Each HUB is configured trough a group of classrooms surrounding a central space known as an “Extended Learning Area” (ELA) which serves as a support area for activities happening inside each classroom. The ELA’s and the classrooms are divided by a folding enclosure that allows a full integration among classroom’s interior and exterior. Through the implementation of this strategy, we were able to provide different alternatives (layouts) for the learning environment to happen. Hence, the traditional learning process occurs inside the classroom, and afterwards students are able to share their experiences in the social space (ELA); where they can also interact in a different setting, and upgrade their group work between teachers and students.
Thus a geometrical composition for the HUB´s shaped like a flower (a nucleus surrounded by elements at the perimeter) was developed, and it was replicated throughout the site as a module, giving place to the general masses of buildings allocating classrooms; located on the central axis of the master plan. In addition, in order to isolate acoustically the scholar zone, and offer the greatest accessibility to services, the Master Plan was organized following five noticeable operating fringes:
1. Bus fringe with a circular circuit.
2. Colective Spaces fringe, where administration and sport areas are located.

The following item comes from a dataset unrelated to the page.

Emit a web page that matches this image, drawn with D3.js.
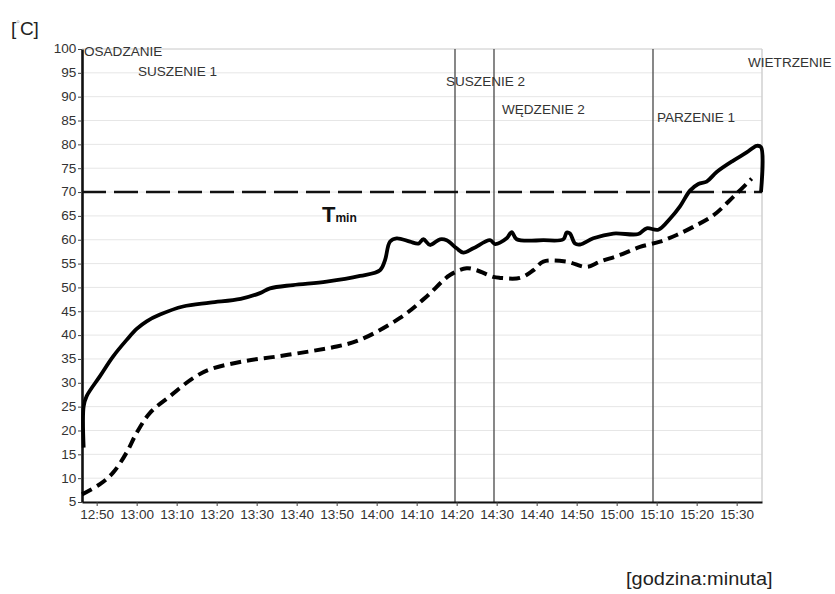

3. HUB’s or Classrooms buildings.
4. Preschool Garden and a football field.
5. Water treatment system that also work as environmental control.
Finally, the Rochester School envisioned a “Green School Campus”, consequently environmental projects were implemented in order to achieve a LEED - GOLD certification, the highest standard awarded. With the objective set, each chapter (from design stage thought the construction process) had to pursue a smart use of materials and clean production processes, creating a minimal impact for the environment. In the same way, a water treatment system, renewable energy sources and new general technologies were included, not only to supply the School´s requirements for everyday use, but also to grant the operation of the swimming pool. These actions, in conjunction with the bioclimatic strategies considered for every building, set the School as an example of a conscious, innovative and responsible education centre.